With heavy rains in the forecast for areas of Southern California, including Los Angeles County, Gov. Gavin Newsom Wednesday activated the State Operations Center to monitor storm conditions and coordinate any emergency assistance that might be necessary.
“I want to thank all our emergency responders for working diligently through trying weather conditions to keep our communities safe,” Newsom said in a statement.
He also urged Californians to avoid traveling in the mountains.
“I strongly encourage all Californians to avoid making the situation worse and refrain from traveling on mountain roads until conditions improve,” Newsom said.
Nevada Gov. Steve Sisolak has declared a state of emergency as roads around Tahoe, which straddles California and Nevada, have been intermittently closed or jammed with anxious motorists.

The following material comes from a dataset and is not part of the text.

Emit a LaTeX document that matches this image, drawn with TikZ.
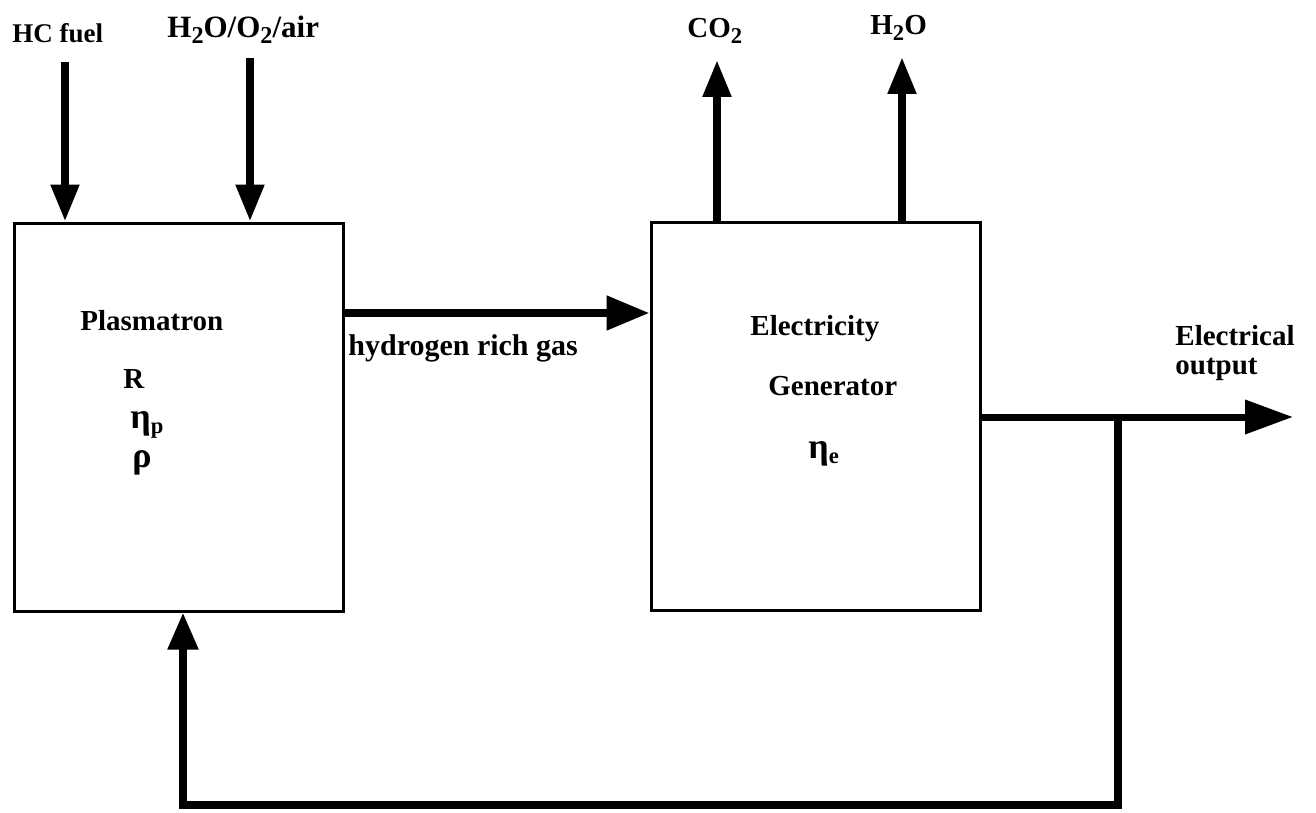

For his part, Newsom has called on cabinet members to coordinate with investor-owned utilities to restore power in that area and others around the state. Since Christmas Eve, Caltrans has deployed 1,350 field staff working in 24-hour rotating shifts to keep roads open and assist impacted communities statewide, according to the governor’s statement.
Caltrans has also redirected all available crews, assisted with 600 snow plows and cleared hundreds of downed trees. In addition, the California Highway Patrol has stepped in to assist stranded motorists, direct heavy traffic loads and provide food and water for those in need.
Locally, gusting winds are impacting the Antelope Valley, with the National Weather Service issued a wind advisory through 10 p.m. Wednesday, Dec. 29. Forecasters said the area should expect winds of 15 to 30 mph, with gusts up to 45 mph, potentially reducing visibility
for motorists and blowing dust across roadways.